Should a business owner own his own property or keep renting?

The first thing to consider when deciding if you should purchase a property is to view it with an investment mindset and run the numbers. Calculate what you are currently paying in rental and compare this against what it is going to cost you to own the property. When looking at the costs to own the property, remember to take into account that your landlord is currently paying additional costs such as rates, levies, accounting fees, bank charges and insurance that you will now need to pay when you own the property. Do this analysis to see whether the property will make or cost you money monthly. And if it costs you money, how long will it take before you starting making a profit.


If you are going to bond the purchase of your property the banks will generally ask for a 20-30% deposit. The key question all business owners need to consider when making the decision to buy their property is whether this capital can deliver a better return deployed somewhere else e.g. buying more stock. If your business is mature and the capital is not required in your business itself, this could support and motivate your decision to own a property.


In most cases business owners set the rental to cover the bond and other expenses the property company would have e.g. levies, accounting fees etc. When repaying a bond you need to be aware that the interest is all you can claim for tax. The capital repayments are not written off as an expense. This generally results in the property company reporting a profit and having to pay tax but there is no cash in the account as it was used to pay all the bills. If this is not taken into account when purchasing a property it can result in an unplanned tax expense for business owners.

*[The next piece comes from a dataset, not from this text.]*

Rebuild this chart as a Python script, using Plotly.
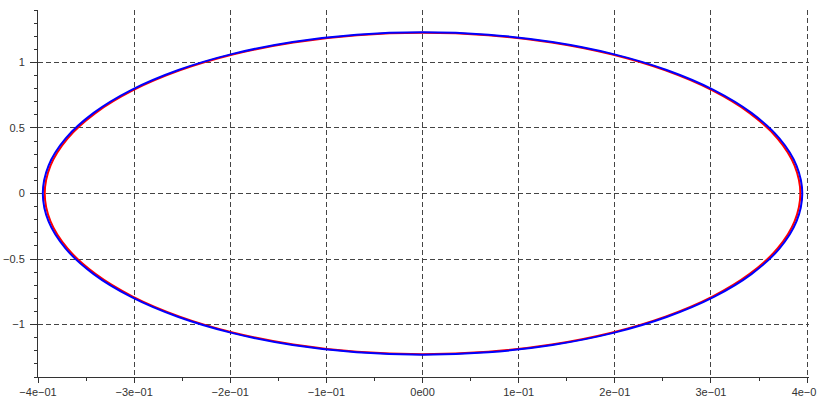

You can have the transfer zero-rated if the entity selling the property and the entity purchasing the property are both vat registered. This means that vat is charged on the transaction but not at 15% but rather at 0%. If the purchaser pays vat on the transfer of the property, even though it is at 0%, no transfer duty will be charged on the property and on the transaction. This could save you a significant amount of cashflow. It can be a little more complicated than this so for assistance contact My Finance Partner for support with this.


The last thing to note is that tenants deposits should be stored in a separate account from the general business account. If SARS sees that the deposits are included in the general business account and being used in the day to day running of the business, you are at risk that SARS will tax the deposit as income.